For reference, my Stan code is

data {
  int<lower=0> N;                            // number of observations
  int<lower=0> P;                            // number of activities
  matrix[N, P] X;                            // activity occurrences
  vector<lower=0, upper=1>[N] y;             // at least one incident
}
parameters {
  vector<lower=0, upper=1>[P] theta;         // activity risks
}
model {
  theta ~ uniform(0, 1);                     // prior
  // How to modify target?
}

As for data, I am currently prototyping the model, so I am using random X and \theta.

EDIT

I should point out that I am aware you can do these computations rather directly as

model {
  real s;
  real t;
  theta ~ uniform(0, 1);                     // prior
  for (i in 1:N) {                           // likelihood
    s = 1 - 2 * y[i];
    t = 1;
    for (j in 1:P) {
      t *= 1 - X[i, j] * theta[j];
    }
    t += y[i];
    target += log(t);
  }
}

I just worry that this approach will be too slow for large models and risk numerical precision errors.

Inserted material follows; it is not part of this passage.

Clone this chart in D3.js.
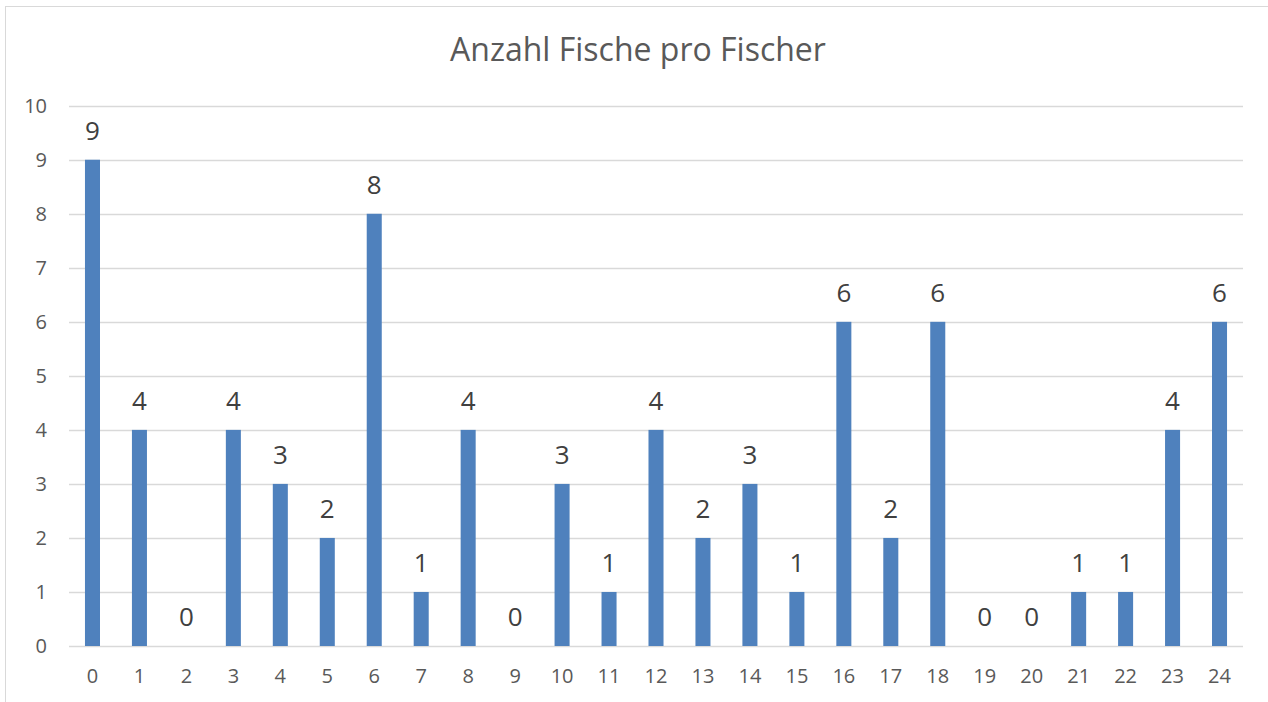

You can do the y=0 calculation and then use log1m_exp() function to convert it to the y=1 case. These composed functions are numerically stable.
For binary predictors, I’d use int type instead of matrix (which is continuous) but that’s a matter of taste.

data {
  int<lower=0> N;                            // number of observations
  int<lower=0> P;                            // number of activities
  int<lower=0, upper=1> X[N, P];             // activity occurrences
  int<lower=0, upper=1> y[N];                // at least one incident
}
parameters {
  vector<lower=0, upper=1>[P] theta;         // activity risks
}
model {
  theta ~ uniform(0, 1);                     // prior
  for (n in 1:N) {
    real s = 0.0;
    for (p in 1:P) {
      if (X[n,p] == 1) {
        s += log1m(theta[p]);
      }
    }
    if (y[n] == 1) {
      target += log1m_exp(s);
    } else {
      target += s;
    }
  }
}

Thank you @nhuurre. That was the piece that I was missing.